First book edition cover 1888
Enlarge
First book edition cover 1888

There are several minor inconsistencies in the story which are incompatible with later Sherlock Holmes stories. Dr Watson provides a short autobiography of himself at the start. In this he is invalided out of the army after being wounded in the shoulder in the Second Afghan War at the Battle of Maiwand. In later stories, his wound has moved to his leg.

In this book, Holmes is presented as a single-minded person who has no interests whatsoever except for what directly serves his work as a detective, and who indeed actively tries to forget any irrelevant piece of knowledge which came inadvertently to his attention. While this works in the first book, it would have made Holmes an unutterably boring character had Doyle persisted in it for the rest of the series (which would than hardly have had the same amount of popularity).

In later books and stories Holmes is depicted, to the complete contrary, as a multifaceted intellectual with an intensive interest in and deep knowledge of numerous subjects having nothing to do with his detective work, such as music, philosophy and bee-keeping, and he keeps writing articles and monographs in numerous fields.

[edit] Allusions/references from other works

Doyle paid ambiguous tribute to the influence of Edgar Allan Poe's C. Auguste Dupin and Émile Gaboriau's Monsieur Lecoq by having Holmes denounce them as "a very inferior fellow" and "a miserable bungler", respectively.

In his Naked is the Best Disguise, Samuel Rosenberg notes the similarity between Jefferson Hope's tracking of Enoch Drebber and a sequence in James Joyce's novel Ulysses. Several other associations between Doyle and Joyce are also listed in Rosenberg's book.

[edit] Film, TV or theatrical adaptations

It has been adapted many times, although frequently only the portions of the first section of the book in which Holmes and Watson's relationship is established are used.
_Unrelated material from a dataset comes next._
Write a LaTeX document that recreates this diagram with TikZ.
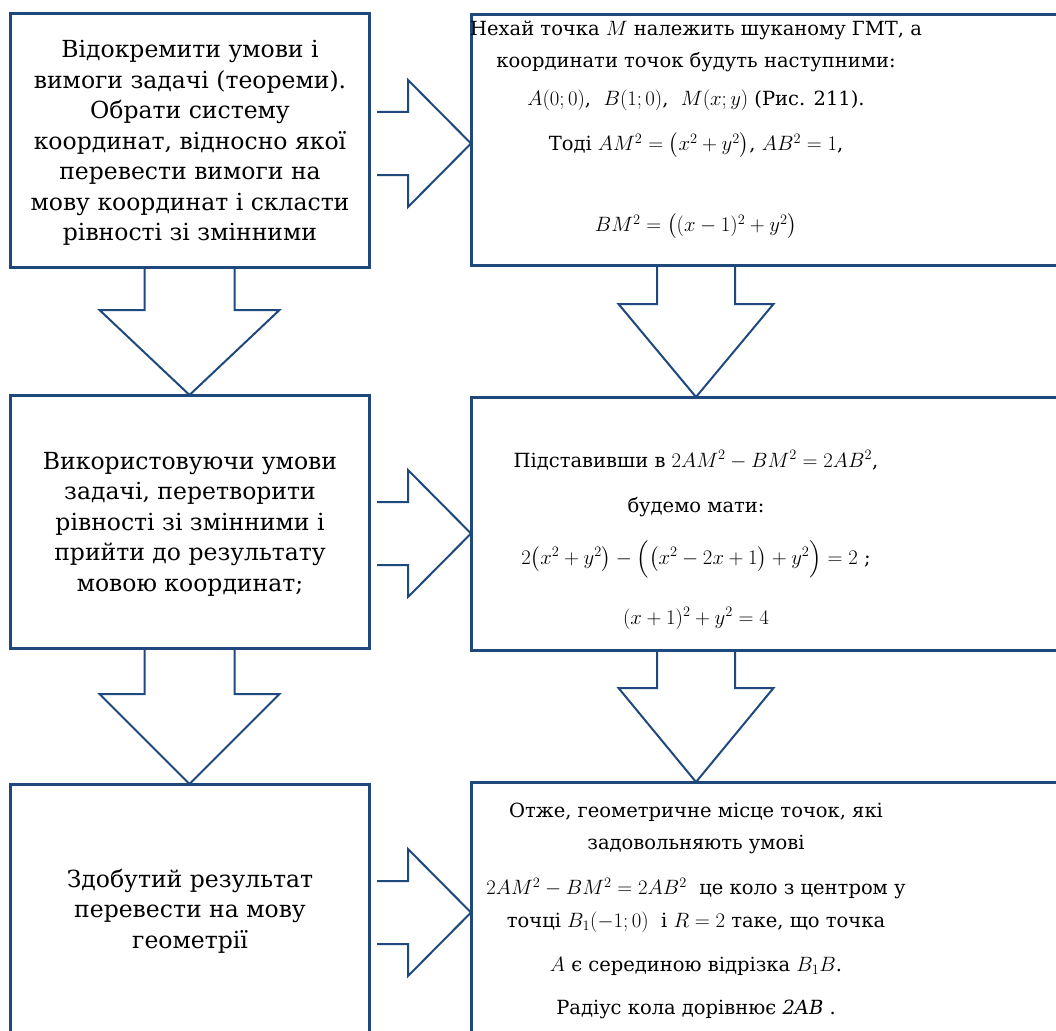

The Ronald Howard/H. Marion Crawford television series used that section of the book as the basis for the episode "The Case of the Cunningham Inheritance". The John Gielgud/Ralph Richardson radio series combined it with details from "The Adventure of Charles Augustus Milverton" to create its "origin story". The book has rarely been adapted in full, notable instances being in the Peter Cushing/Nigel Stock television series, as an episode of CBS Radio Mystery Theater and by Bert Coules for the first project starring Clive Merrison as Holmes and Michael Williams as Watson.